The perpetrators allegedly were soldiers of the Congolese Army (FARDC), and the crimes seem to have been committed for the most part as they were retreating from the fighting in Goma and Sake. The teams also documented two cases of arbitrary execution, and other cases of mistreatment and widespread looting. Investigations by judicial authorities into these violations are ongoing, and so far nine FARDC soldiers have been arrested on charges of looting or rape.
Following the fall of Goma to the M23 rebel group on 20 November and Sake on 22 November, UN human rights teams have also documented cases of arbitrary execution, enforced disappearances, degrading treatment and rape against civilians by M23 fighters in Goma and surrounding areas. The looting of dozens of public and private buildings in Goma and of scores of vehicles by M23 was also reported.
UN human rights teams have also received allegations of serious human rights violations, including forced recruitment, mistreatment and arbitrary executions of civilians in areas of Rutshuru territory, stronghold of the M23.

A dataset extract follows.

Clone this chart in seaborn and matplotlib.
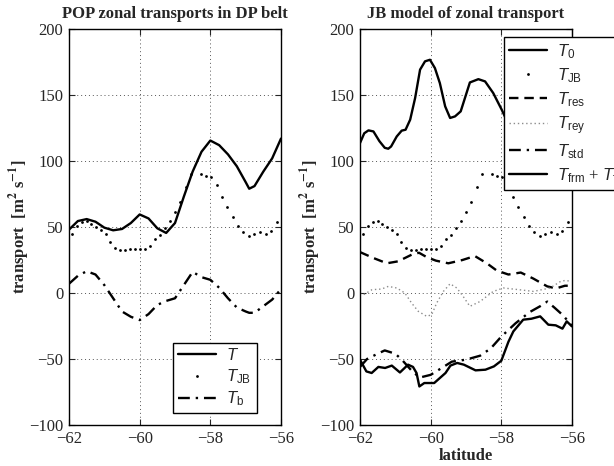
import numpy as np
import pandas as pd
import matplotlib
matplotlib.use("Agg")
import matplotlib.pyplot as plt
import seaborn as sns

# ---------------- data ----------------
lat_T = [-62.0, -61.75, -61.5, -61.25, -61.0, -60.75, -60.5, -60.25, -60.0, -59.75,
         -59.5, -59.25, -59.0, -58.75, -58.5, -58.25, -58.0, -57.75, -57.5, -57.25,
         -57.0, -56.9, -56.75, -56.5, -56.25, -56.0]
T_pop = [48, 54.5, 56, 54, 49.5, 47.5, 48.5, 53, 59.5, 56.5,
         49, 45.5, 53, 73, 92, 107, 115.5, 112, 105, 96,
         84, 79, 81, 92, 102, 117]
T_b = [7, 13, 16.5, 14, 6, -4, -14, -18, -20.5, -16,
       -9, -6, -4, 6, 16, 12, 10, 4, -4, -11,
       -14, -15, -15, -10, -5, 3]

lat_jb = [-61.92, -61.77, -61.62, -61.49, -61.38, -61.24, -61.10, -60.96, -60.83, -60.70,
          -60.56, -60.41, -60.27, -60.13, -59.99, -59.85, -59.71, -59.57, -59.42, -59.28,
          -59.14, -59.00, -58.86, -58.70, -58.55, -58.26, -58.12, -57.97, -57.82, -57.67,
          -57.52, -57.37, -57.22, -57.07, -56.90, -56.76, -56.60, -56.43, -56.28, -56.12]
T_jb = [44.7, 50.5, 54, 54.5, 52, 49.7, 48, 44.7, 39, 34,
        32.3, 32.8, 33.3, 33.6, 33.6, 33.3, 35.8, 40.9, 44.2, 49,
        54.8, 61.4, 69, 80.3, 90.4, 90, 88.3, 87.6, 82, 73,
        65, 57.6, 51, 46, 43, 44.4, 46.2, 44.4, 47, 53.5]

lat_T0 = [-62.0, -61.88, -61.76, -61.62, -61.45, -61.3, -61.2, -61.12, -60.96, -60.82,
          -60.71, -60.58, -60.44, -60.3, -60.16, -60.02, -59.88, -59.74, -59.59, -59.45,
          -59.31, -59.15, -59.03, -58.89, -58.65, -58.46, -58.23, -57.99, -57.75, -57.5,
          -57.25, -57.0, -56.75, -56.5, -56.25, -56.0]
T_0 = [113.6, 121, 123.2, 122.4, 115, 110, 109.3, 111, 118.6, 123,
       123.7, 131.3, 147.7, 169.2, 175.5, 176.7, 170.4, 159, 141.4, 132.6,
       133.8, 137.6, 147.7, 159.5, 162, 160.3, 151.5, 138.9, 125, 112,
       100, 92, 86, 81, 78.5, 84]

lat_res = [-62.0, -61.62, -61.24, -60.92, -60.54, -60.33, -60.1, -59.85, -59.5, -59.1,
           -58.75, -58.41, -58.13, -57.8, -57.45, -57.1, -56.7, -56.45, -56.2, -56.0]
T_res = [31, 26.5, 22.5, 24, 29, 30.5, 27, 24.5, 22.5, 25,
         28, 22.5, 17, 14, 15.5, 11, 5, 3.5, 5.5, 5.5]

lat_rey = [-62.0, -61.9, -61.66, -61.39, -61.2, -60.96, -60.73, -60.54, -60.35, -60.11,
           -59.97, -59.83, -59.64, -59.45, -59.26, -59.08, -58.89, -58.6, -58.23, -57.94,
           -57.5, -57.09, -56.62, -56.34, -56.2, -56.05]
T_rey = [0, -1.3, 2.5, 3, 5, 3.8, 0, -7.6, -13.9, -17.7,
         -16.4, -7.6, 1.2, 7, 3.8, -2.6, -10.1, -6.4, 1.2, 3.8,
         2.5, 1.2, 3.8, 8.5, 9.5, 9]

lat_std = [-62.0, -61.8, -61.5, -61.3, -61.0, -60.8, -60.5, -60.3, -60.0, -59.7,
           -59.4, -59.0, -58.6, -58.3, -58.0, -57.6, -57.2, -56.9, -56.7, -56.5,
           -56.25, -56.0]
T_std = [-56, -50, -46, -43.5, -46, -51, -60, -64, -62, -57,
         -52, -50.5, -47.5, -42, -33, -23, -14.5, -10, -6.5, -11,
         -17, -25]

lat_frm = [-62.0, -61.82, -61.67, -61.48, -61.29, -61.1, -60.87, -60.64, -60.5, -60.4,
           -60.32, -60.18, -59.9, -59.58, -59.44, -59.25, -59.06, -58.73, -58.45, -58.21,
           -58.0, -57.8, -57.66, -57.38, -57.15, -56.9, -56.67, -56.46, -56.27, -56.15,
           -56.0]
T_frm = [-50.5, -59.4, -60.6, -56, -56.8, -55, -60.2, -54.3, -56, -60.6,
         -70.8, -68.2, -68.2, -60.6, -55, -53, -54.3, -58.6, -58.1, -55.6,
         -51.3, -37, -29.1, -20.2, -19.5, -17.7, -24, -24.5, -27, -21.5,
         -25.3]

xticks = [-62, -60, -58, -56]
yticks = [-100, -50, 0, 50, 100, 150, 200]

# ---------------- style ----------------
sns.set_style("ticks")
plt.rcParams["font.family"] = ["Liberation Serif", "DejaVu Serif"]
plt.rcParams["mathtext.fontset"] = "custom"
plt.rcParams["mathtext.rm"] = "Liberation Sans"
plt.rcParams["mathtext.it"] = "Liberation Sans:italic"
plt.rcParams["mathtext.bf"] = "Liberation Sans:bold"
plt.rcParams["axes.unicode_minus"] = True

W, H = 614, 466
fig = plt.figure(figsize=(W / 100, H / 100), dpi=100)
ax1 = fig.add_axes([69 / W, 41 / H, 212 / W, 396 / H])
ax2 = fig.add_axes([360 / W, 41 / H, 212 / W, 396 / H])

LW = 1.7


def line(ax, x, y, color="k", **kw):
    sns.lineplot(x=x, y=y, ax=ax, color=color, estimator=None, sort=False,
                 legend=False, **kw)
    return ax.lines[-1]


def dots(ax, x, y):
    sns.lineplot(x=x, y=y, ax=ax, color="k", estimator=None, sort=False,
                 legend=False, linestyle="", marker="o", markersize=2.0,
                 markeredgewidth=0, markerfacecolor="k")
    return ax.lines[-1]


# left panel
h_T = line(ax1, lat_T, T_pop, lw=LW, linestyle="-")
h_jb = dots(ax1, lat_jb, T_jb)
h_b = line(ax1, lat_T, T_b, lw=LW, linestyle=(0, (5, 2.5, 1, 2.5)))

# right panel
h_T0 = line(ax2, lat_T0, T_0, lw=LW, linestyle="-")
h_jb2 = dots(ax2, lat_jb, T_jb)
h_res = line(ax2, lat_res, T_res, lw=LW, linestyle=(0, (4, 2.5)))
h_rey = line(ax2, lat_rey, T_rey, color="#8c8c8c", lw=1.0, linestyle=(0, (1, 2)))
h_std = line(ax2, lat_std, T_std, lw=LW, linestyle=(0, (5, 2.5, 1, 2.5)))
h_frm = line(ax2, lat_frm, T_frm, lw=LW, linestyle="-")

for ax in (ax1, ax2):
    ax.set_xlim(-62, -56)
    ax.set_ylim(-100, 200)
    ax.set_xticks(xticks)
    ax.set_yticks(yticks)
    ax.grid(True, linestyle=(0, (1, 3)), color="#555555", lw=0.7)
    ax.tick_params(direction="in", length=4, width=0.8, top=True, right=True,
                   labelsize=12, pad=4)
    for s in ax.spines.values():
        s.set_visible(True)
        s.set_linewidth(1.0)
        s.set_color("k")
    ax.set_ylabel(r"transport  [m$^{\mathbf{2}}$ s$^{\mathbf{-1}}$]",
                  fontsize=12, fontweight="bold", labelpad=-2)
    ax.yaxis.label.set_math_fontfamily("stix")
    ax.set_xlabel("")

ax1.set_title("POP zonal transports in DP belt", fontsize=12, fontweight="bold", pad=8)
ax2.set_title("JB model of zonal transport", fontsize=12, fontweight="bold", pad=8)
ax2.set_xlabel("latitude", fontsize=12, fontweight="bold", labelpad=1)

leg_kw = dict(frameon=True, fancybox=False, edgecolor="k", framealpha=1,
              fontsize=12, borderaxespad=0, handlelength=2.3,
              borderpad=0.3, handletextpad=0.6, bbox_transform=fig.transFigure,
              loc="upper left")

leg1 = ax1.legend([h_T, h_jb, h_b], [r"$T$", r"$T_{\rm JB}$", r"$T_{\rm b}$"],
                  bbox_to_anchor=(173 / W, 1 - 343 / H), labelspacing=0.2, **leg_kw)
leg1.get_frame().set_linewidth(1.0)

leg2 = ax2.legend([h_T0, h_jb2, h_res, h_rey, h_std, h_frm],
                  [r"$T_0$", r"$T_{\rm JB}$", r"$T_{\rm res}$", r"$T_{\rm rey}$",
                   r"$T_{\rm std}$", r"$T_{\rm frm}$ + $T_{\rm frs}$"],
                  bbox_to_anchor=(504 / W, 1 - 37 / H), labelspacing=0.32, **leg_kw)
leg2.get_frame().set_linewidth(1.0)

fig.savefig("out.png", dpi=100)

We are highly concerned by these events, which once again are devastating the lives of civilians in Eastern DRC; and we are appalled that yet again women and girls are being targeted by a variety of groups, including the national army that is supposed to protect them. We urge parties to the conflict to ensure strict respect for human rights and international humanitarian law. Further measures should be taken as a matter of priority to identify alleged perpetrators of such violations and to hold them to account.
2) Hissène Habré
We welcome the fact that the Senegalese National Assembly adopted on December 19, 2012, laws establishing special chambers within the existing Senegalese court structure to enable criminal proceedings against the former president of Chad, Hissène Habré.

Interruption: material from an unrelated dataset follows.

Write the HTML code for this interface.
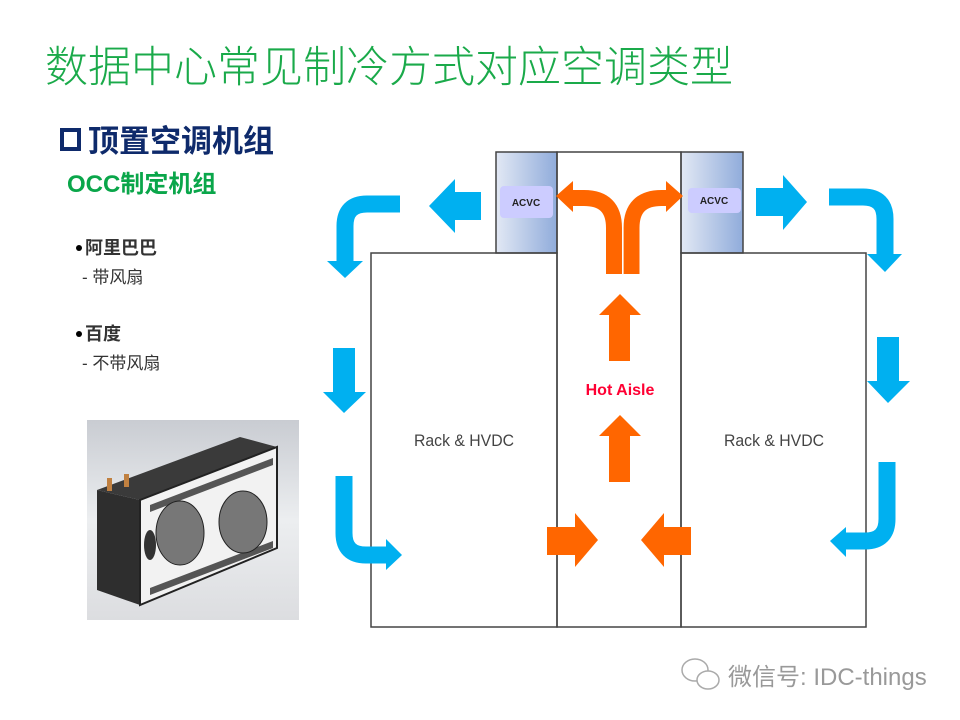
<!DOCTYPE html>
<html><head><meta charset="utf-8"><style>
html,body{margin:0;padding:0;background:#fff;}
svg{display:block;}
</style></head><body>
<svg width="960" height="720" viewBox="0 0 960 720" xmlns="http://www.w3.org/2000/svg">
<defs>
<linearGradient id="col" x1="0" y1="0" x2="1" y2="0"><stop offset="0" stop-color="#e2e8f4"/><stop offset="1" stop-color="#90acdb"/></linearGradient>
<linearGradient id="bg" x1="0" y1="0" x2="0" y2="1"><stop offset="0" stop-color="#c9ccd2"/><stop offset="0.5" stop-color="#eceef0"/><stop offset="1" stop-color="#dcdde0"/></linearGradient>
</defs>
<rect width="960" height="720" fill="#fff"/>
<text x="45" y="82" font-family="'Liberation Sans','Noto Sans CJK SC',sans-serif" font-size="43" font-weight="300" fill="#1aaa4a">数据中心常见制冷方式对应空调类型</text>
<rect x="62" y="130" width="17" height="19" fill="none" stroke="#0e2a6b" stroke-width="4"/>
<text x="88" y="152" font-family="'Liberation Sans','Noto Sans CJK SC',sans-serif" font-size="31" font-weight="bold" fill="#0e2a6b">顶置空调机组</text>
<text x="67" y="192" font-family="'Liberation Sans','Noto Sans CJK SC',sans-serif" font-size="24" font-weight="bold" fill="#0aa64a">OCC制定机组</text>
<g font-family="'Liberation Sans','Noto Sans CJK SC',sans-serif" font-size="17" fill="#333">
<circle cx="79" cy="248" r="3" fill="#000"/><text x="85" y="254" font-weight="bold" font-size="18">阿里巴巴</text>
<text x="82" y="283">- 带风扇</text>
<circle cx="79" cy="334" r="3" fill="#000"/><text x="85" y="340" font-weight="bold" font-size="18">百度</text>
<text x="82" y="369">- 不带风扇</text>
</g>
<!-- image -->
<rect x="87" y="420" width="212" height="200" fill="url(#bg)"/>
<polygon points="97,490 240,437 277,447 140,500" fill="#3a3a3a"/>
<polygon points="97,490 140,500 140,605 97,590" fill="#2e2e2e"/>
<polygon points="140,500 277,447 277,548 140,605" fill="#f2f2f2" stroke="#222" stroke-width="2"/>
<polygon points="150,505 273,458 273,465 150,512" fill="#555"/>
<polygon points="150,595 273,548 273,541 150,588" fill="#555"/>
<ellipse cx="180" cy="533" rx="24" ry="32" fill="#777" stroke="#222"/>
<ellipse cx="243" cy="522" rx="24" ry="31" fill="#777" stroke="#222"/>
<ellipse cx="150" cy="545" rx="6" ry="15" fill="#333"/>
<rect x="107" y="478" width="5" height="13" fill="#c08040"/><rect x="124" y="474" width="5" height="13" fill="#c08040"/>
<!-- diagram boxes -->
<g stroke="#444" stroke-width="1.5" fill="none">
<rect x="496" y="152" width="61" height="101" fill="url(#col)"/>
<rect x="681" y="152" width="62" height="101" fill="url(#col)"/>
<rect x="371" y="253" width="186" height="374"/>
<rect x="557" y="152" width="124" height="475"/>
<rect x="681" y="253" width="185" height="374"/>
</g>
<rect x="500" y="186" width="53" height="32" rx="4" fill="#ccccff"/>
<rect x="688" y="188" width="53" height="25" rx="4" fill="#ccccff"/>
<g font-family="'Liberation Sans','DejaVu Sans',sans-serif" font-size="10" font-weight="bold" fill="#222" text-anchor="middle">
<text x="526" y="206">ACVC</text><text x="714" y="204">ACVC</text></g>
<g font-family="'Liberation Sans',sans-serif" font-size="17" fill="#444" text-anchor="middle">
<text x="464" y="446" textLength="100" lengthAdjust="spacingAndGlyphs">Rack &amp; HVDC</text><text x="774" y="446" textLength="100" lengthAdjust="spacingAndGlyphs">Rack &amp; HVDC</text></g>
<text x="620" y="395" font-family="'Liberation Sans',sans-serif" font-size="16" font-weight="bold" fill="#ff0033" text-anchor="middle">Hot Aisle</text>
<!-- orange -->
<g fill="#ff6600">
<polygon points="609,361 630,361 630,315 641,315 620,294 599,315 609,315"/>
<polygon points="609,482 630,482 630,436 641,436 620,415 599,436 609,436"/>
<polygon points="547,527 575,527 575,513 598,540 575,567 575,555 547,555"/>
<polygon points="691,527 664,527 664,513 641,540 664,567 664,555 691,555"/>
<polygon points="573,181 573,212 556,196"/>
<polygon points="666,181 666,212 683,196"/>
</g>
<g fill="none" stroke="#ff6600" stroke-width="16">
<path d="M614,274 L614,228 Q614,198 584,198 L572,198"/>
<path d="M631.5,274 L631.5,228 Q631.5,198 661.5,198 L667,198"/>
</g>
<line x1="622.8" y1="215" x2="622.8" y2="276" stroke="#fff" stroke-width="1.6"/>
<!-- blue -->
<g fill="#00b0f0">
<polygon points="481,192 455,192 455,179 429,206 455,233 455,220 481,220"/>
<polygon points="327,261 363,261 345,278"/>
<polygon points="333,348 355,348 355,392 366,392 344,413 323,392 333,392"/>
<polygon points="386,539 386,570 402,555"/>
<polygon points="756,188 783,188 783,175 807,202 783,230 783,216 756,216"/>
<polygon points="867,254 902,254 885,272"/>
<polygon points="877,337 899,337 899,381 910,381 888,403 867,381 877,381"/>
<polygon points="846,527 846,557 830,541"/>
</g>
<g fill="none" stroke="#00b0f0" stroke-width="17">
<path d="M400,204 L367,204 Q345,204 345,226 L345,262"/>
<path d="M344,476 L344,533 Q344,555 366,555 L387,555"/>
<path d="M829,197 L863,197 Q885,197 885,219 L885,255"/>
<path d="M887,462 L887,519 Q887,541 865,541 L845,541"/>
</g>
<!-- watermark -->
<g fill="none" stroke="#aaa" stroke-width="1.5">
<ellipse cx="695" cy="670" rx="13" ry="11"/><ellipse cx="708" cy="680" rx="11" ry="9" fill="#fff"/>
</g>
<text x="728" y="685" font-family="'Liberation Sans','Noto Sans CJK SC',sans-serif" font-size="24" fill="#999">微信号: IDC-things</text>
</svg>
</body></html>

OHCHR has long supported the effort of the African Union to ensure accountability for the gross human rights violations that were allegedly committed during Mr. Habré's rule and is encouraged by the efforts of the current Government of Senegal to achieve progress in the matter.

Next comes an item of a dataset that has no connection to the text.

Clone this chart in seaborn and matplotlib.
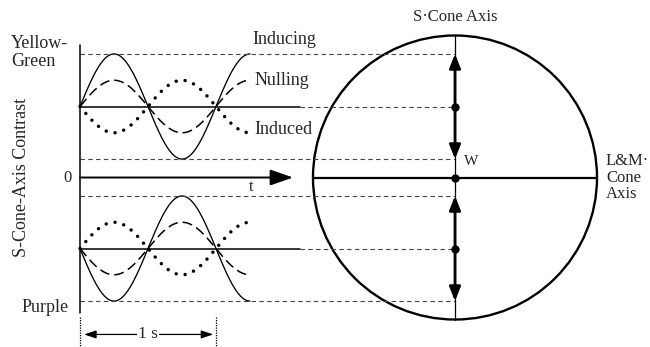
import numpy as np
import pandas as pd
import matplotlib
matplotlib.use("Agg")
import matplotlib.pyplot as plt
import seaborn as sns
from matplotlib.patches import Ellipse

# S-cone contrast of the two adapting backgrounds and the 1 Hz modulations
backgrounds = ["Yellow-Green", "Purple"]
background_level = [1.0, -1.0]
inducing_amp = [0.74, -0.74]
nulling_amp = [0.37, -0.37]
induced_amp = [-0.37, 0.37]
series_names = ["Inducing", "Nulling", "Induced"]
period_s = 1.0
duration_s = 1.25
s_axis_extent = 2.0

sns.set_theme(style="white")
plt.rcParams["font.family"] = ["Liberation Serif", "DejaVu Serif"]

fig = plt.figure(figsize=(6.5, 3.47), dpi=100)
ax = fig.add_axes([0, 0, 1, 1])
ax.set_xlim(-80 / 136, 570 / 136)
ax.set_ylim(-2.387, 2.5)
ax.axis("off")

# horizontal scale factor so the colour-space circle stays round
p0 = ax.transData.transform((0, 0))
px_x = ax.transData.transform((1, 0))[0] - p0[0]
px_y = ax.transData.transform((0, 1))[1] - p0[1]
xy_ratio = px_y / px_x

t = np.linspace(0, duration_s, 400)
phase = np.sin(2 * np.pi * t / period_s)
rows = []
for bg, lvl, a_ind, a_nul, a_idc in zip(backgrounds, background_level,
                                         inducing_amp, nulling_amp, induced_amp):
    for name, amp in zip(series_names, [a_ind, a_nul, a_idc]):
        rows.append(pd.DataFrame({"t": t, "contrast": lvl + amp * phase,
                                  "series": name, "background": bg}))
waves = pd.concat(rows, ignore_index=True)

styles = {
    "Inducing": dict(color="black", lw=0.95, ls="-"),
    "Nulling": dict(color="black", lw=1.1, ls=(0, (6.5, 3.2))),
    "Induced": dict(color="black", lw=2.5, ls=(0, (0.01, 2.6)),
                    dash_capstyle="round"),
}
for (bg, name), sub in waves.groupby(["background", "series"], sort=False):
    sns.lineplot(data=sub, x="t", y="contrast", ax=ax, sort=False,
                 estimator=None, legend=False, **styles[name])

center_x = (455 - 80) / 136
r_x = s_axis_extent * xy_ratio
baseline_end = (300 - 80) / 136

for lvl, amp in zip(background_level, inducing_amp):
    # background level: solid across the plot, dashed to the S-cone axis
    ax.plot([0, baseline_end], [lvl, lvl], color="black", lw=1.1)
    ax.plot([baseline_end, center_x], [lvl, lvl], color="#444444", lw=0.8,
            ls=(0, (4, 3)))
    for ext in (lvl + abs(amp), lvl - abs(amp)):
        ax.plot([0, center_x], [ext, ext], color="#444444", lw=0.8,
                ls=(0, (4, 3)))
        ax.annotate("", xy=(center_x, ext), xytext=(center_x, lvl),
                    arrowprops=dict(arrowstyle="-|>,head_length=0.7,head_width=0.28",
                                    mutation_scale=12, lw=2.0, color="black",
                                    shrinkA=0, shrinkB=0))
    ax.scatter([center_x], [lvl], s=36, color="black", zorder=5, linewidths=0)

# contrast axis and time axis
ax.plot([0, 0], [1.87, -1.91], color="black", lw=1.1)
ax.annotate("", xy=((293 - 80) / 136, 0), xytext=(0, 0),
            arrowprops=dict(arrowstyle="-|>,head_length=1.0,head_width=0.35",
                            mutation_scale=14, lw=1.4, color="black",
                            shrinkA=0, shrinkB=0))
ax.text((251 - 80) / 136, -0.13, "t", ha="center", va="center", fontsize=12)
ax.text(-0.095, 0, "0", ha="center", va="center", fontsize=12)

# one-period scale bar
for tx in (0, period_s):
    ax.plot([tx, tx], [-1.96, -2.387], color="black", lw=0.9, ls=(0, (1, 1)))
ax.annotate("", xy=(period_s - 0.02, -2.21), xytext=(0.03, -2.21),
            arrowprops=dict(arrowstyle="<|-|>,head_length=0.6,head_width=0.2",
                            mutation_scale=12, lw=0.9, color="black",
                            shrinkA=0, shrinkB=0))
ax.text(period_s / 2, -2.21, "1 s", ha="center", va="center", fontsize=12.5,
        bbox=dict(facecolor="white", edgecolor="none", pad=1.0))

# colour-space circle with the S-cone and L&M-cone axes
ax.add_patch(Ellipse((center_x, 0), 2 * r_x, 2 * s_axis_extent, fill=False,
                     lw=1.7, color="black"))
ax.plot([center_x - r_x, center_x + r_x], [0, 0], color="black", lw=1.6)
ax.plot([center_x, center_x], [-s_axis_extent, s_axis_extent], color="black",
        lw=0.9)
ax.scatter([center_x], [0], s=36, color="black", zorder=5, linewidths=0)

# text labels
fs = 13
ax.text(-0.508, 1.894, "Yellow-", ha="left", va="center", fontsize=fs)
ax.text(-0.508, 1.627, "Green", ha="left", va="center", fontsize=fs)
ax.text((69 - 80) / 136, -1.824, "Purple", ha="right", va="center", fontsize=fs)
ax.text(-0.43, 0.0, "S-Cone-Axis Contrast", rotation=90, ha="center",
        va="center", fontsize=fs)
ax.text((252 - 80) / 136, 1.95, "Inducing", ha="left", va="center", fontsize=fs)
ax.text((255 - 80) / 136, 1.373, "Nulling", ha="left", va="center", fontsize=fs)
ax.text((254 - 80) / 136, 0.67, "Induced", ha="left", va="center", fontsize=fs)
ax.text(center_x, 2.26, "S\u00b7Cone Axis", ha="center", va="center", fontsize=12)
ax.text((464 - 80) / 136, 0.22, "W", ha="left", va="center", fontsize=11)
ax.text((606 - 80) / 136, 0.232, "L&M\u00b7", ha="left", va="center", fontsize=12)
ax.text((606 - 80) / 136, -0.007, "Cone", ha="left", va="center", fontsize=12)
ax.text((606 - 80) / 136, -0.232, "Axis", ha="left", va="center", fontsize=12)

fig.savefig("out.png", dpi=100)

We are concerned by what appears to be the enforced disappearance of Mr. Sombath Somphone, a prominent human rights defender in the Lao People’s Democratic Republic. We are highly concerned for his safety and believe that his abduction may be related to his human rights work.
Mr Somphone was last seen at about 6pm on 15 December 2012 on his way home. Security camera footage reportedly shows that he was stopped at the police post on Thadeua Road in Vientiane, the capital, and was then driven away in a car by men in civilian clothes. His family has been unable to locate him since then, despite repeated calls to the authorities and searches in the local area.
Mr. Somphone is the former director of the Participatory Development Training Centre, an NGO he founded in 1996 to promote education, training and sustainable development. In 2005, he won the Ramon Magsaysay Award for Community Leadership, which is one of Asia’s top civil awards, for his work in poverty reduction and sustainable development.
We welcome the Government’s recent statement that a serious investigation is underway, and urge the authorities to do everything possible to ensure that Mr. Somphone is found safe and unharmed.